State Natural Area in Wisconsin

Pewit's Nest State Natural Area is a nature reserve in Wisconsin, USA, that includes a deep gorge formed during the retreat of the last glacier. Pewit's Nest is outside Baraboo in Sauk County. At one time a waterwheel and mill were located on the site and an individual lived in the solid sandstone. The name of the site was a result of early settlers calling it "Peewit's Nest" after the abode, ten feet above a deep pool of water, resembling the nest of a phoebe (or peewit, an earlier name for this bird). The water-wheel once turned lathes for repairing or manufacturing equipment, but no evidence of it remains.
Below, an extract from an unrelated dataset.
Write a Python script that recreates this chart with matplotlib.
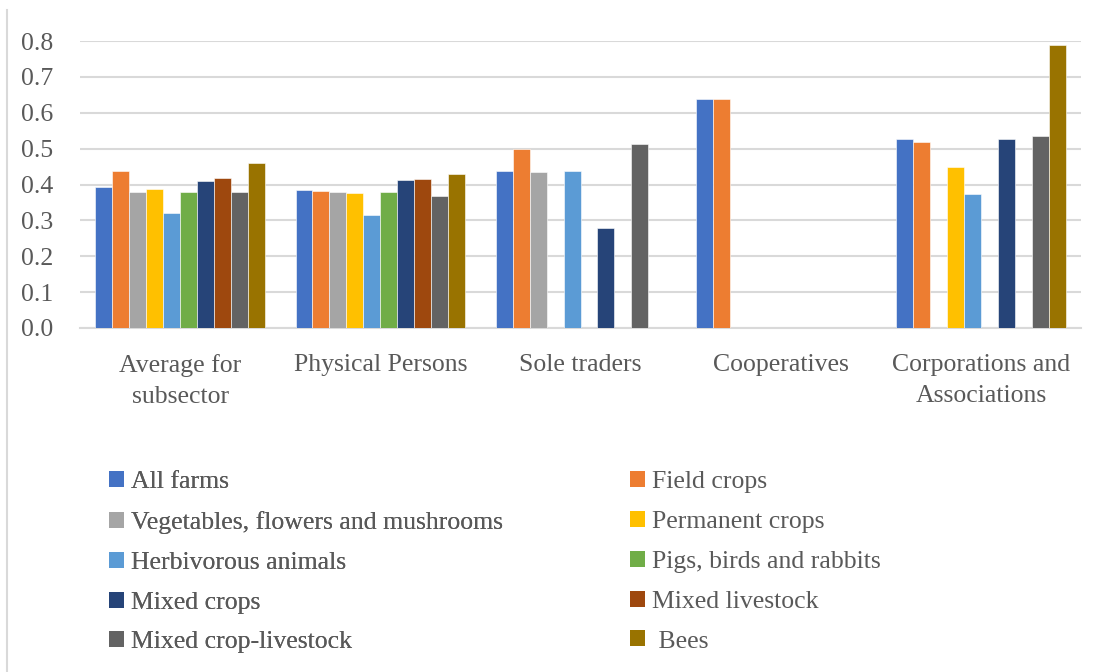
import numpy as np
import matplotlib
matplotlib.use("Agg")
import matplotlib.pyplot as plt
from matplotlib.patches import Patch
from matplotlib.lines import Line2D

# Farm groups (x axis) and farm types (series)
groups = ["Average for\nsubsector", "Physical Persons", "Sole traders",
          "Cooperatives", "Corporations and\nAssociations"]
series = ["All farms", "Field crops", "Vegetables, flowers and mushrooms",
          "Permanent crops", "Herbivorous animals", "Pigs, birds and rabbits",
          "Mixed crops", "Mixed livestock", "Mixed crop-livestock", " Bees"]

# one list per farm type, values per group (None = no data)
all_farms = [0.394, 0.384, 0.439, 0.638, 0.527]
field_crops = [0.439, 0.382, 0.499, 0.638, 0.519]
vegetables = [0.379, 0.379, 0.436, None, None]
permanent = [0.388, 0.377, None, None, 0.450]
herbivorous = [0.320, 0.314, 0.439, None, 0.373]
pigs_birds = [0.379, 0.379, None, None, None]
mixed_crops = [0.409, 0.412, 0.279, None, 0.526]
mixed_livestock = [0.419, 0.415, None, None, None]
mixed_crop_livestock = [0.379, 0.368, 0.514, None, 0.534]
bees = [0.459, 0.428, None, None, 0.788]

values = [all_farms, field_crops, vegetables, permanent, herbivorous,
          pigs_birds, mixed_crops, mixed_livestock, mixed_crop_livestock, bees]
colors = ["#4472C4", "#ED7D31", "#A5A5A5", "#FFC000", "#5B9BD5",
          "#70AD47", "#264478", "#9E480E", "#636363", "#997300"]

text_col = "#595959"
fs = 18.5
plt.rcParams["font.family"] = ["Liberation Serif", "DejaVu Serif"]

fig = plt.figure(figsize=(10.96, 6.72), dpi=100)
ax = fig.add_axes([80 / 1096, 1 - 328 / 672, 1001 / 1096, 287 / 672])

x = np.arange(len(groups))
n = len(series)
width = 0.847 / n
for i, (vals, col) in enumerate(zip(values, colors)):
    xs = [xi for xi, v in zip(x, vals) if v is not None]
    hs = [v for v in vals if v is not None]
    ax.bar(np.array(xs) + (i - (n - 1) / 2) * width, hs, width,
           color=col, edgecolor="white", linewidth=0.4, zorder=3)

ax.set_xlim(-0.5, len(groups) - 0.5)
ax.set_ylim(0, 0.8)
ax.set_yticks(np.arange(0, 0.81, 0.1))
ax.set_yticklabels([f"{t:.1f}" for t in np.arange(0, 0.81, 0.1)])
ax.yaxis.grid(True, color="#d9d9d9", linewidth=1.5, zorder=0)
ax.set_xticks(x)
ax.set_xticklabels(groups, linespacing=1.55)
ax.tick_params(axis="both", length=0, labelsize=fs, colors=text_col)
ax.tick_params(axis="x", pad=18.5)
ax.tick_params(axis="y", pad=19.5)
for side in ["top", "right", "left"]:
    ax.spines[side].set_visible(False)
ax.spines["bottom"].set_color("#d9d9d9")
ax.spines["bottom"].set_linewidth(1.5)

# legend in two columns, filled row by row
handles = [Patch(facecolor=c, edgecolor="none") for c in colors]
leg_kw = dict(frameon=False, fontsize=fs, handlelength=0.58, handleheight=0.58,
              handletextpad=0.25, labelspacing=0.69, borderaxespad=0,
              labelcolor=text_col, loc="upper left")
left = fig.legend(handles[0::2], series[0::2],
                  bbox_to_anchor=(99 / 1096, 1 - 461 / 672), **leg_kw)
fig.add_artist(left)
fig.legend(handles[1::2], series[1::2],
           bbox_to_anchor=(620 / 1096, 1 - 461 / 672), **leg_kw)

# chart frame edge on the left
fig.add_artist(Line2D([7 / 1096, 7 / 1096], [0, 1 - 10 / 672],
                      transform=fig.transFigure, color="#d9d9d9", linewidth=1.5))

fig.savefig("out.png", dpi=100)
Pewit's Nest is owned by the Wisconsin Department of Natural Resources and was designated a State Natural Area in 1985.

==Prehistory==
When Glacial Lake Baraboo drained, Skillet Creek cut a narrow canyon through the Cambrian sandstone, forming a number of potholes and waterfalls. The layers of Cambrian sandstone show that finer-grained sediment was laid down by the Cambrian seas, Sandstones are found in layers. Forest cover includes red cedar, white pine, red pine, and yellow birch.

==Description==
There are paths 0.9 miles long. The area includes red cedar, white pine, hemlock, and yellow birch trees as well as Skillet Creek, shaded cliffs, and a northern dry-mesic forest. It is located 1.5 mi off of U.S. Highway 12 and County W in southwest Baraboo.

==Tourism==
An increase in awareness has caused a surge of visitors to Pewit's Nest, especially during the summer months. Due to overuse and abuse by visitors and several injuries to climbers and cliff jumpers, the Wisconsin Department of Natural Resources, which owns the land and has designated it a State Natural Area, has closed the deep, narrow part of the gorge that became popular with swimmers and cliff jumpers. Violators are subject to heavy fines. The DNR will build stairways, walkways, and railings to allow safe viewing of the gorge. Climbing, swimming, and cliff jumping will remain prohibited.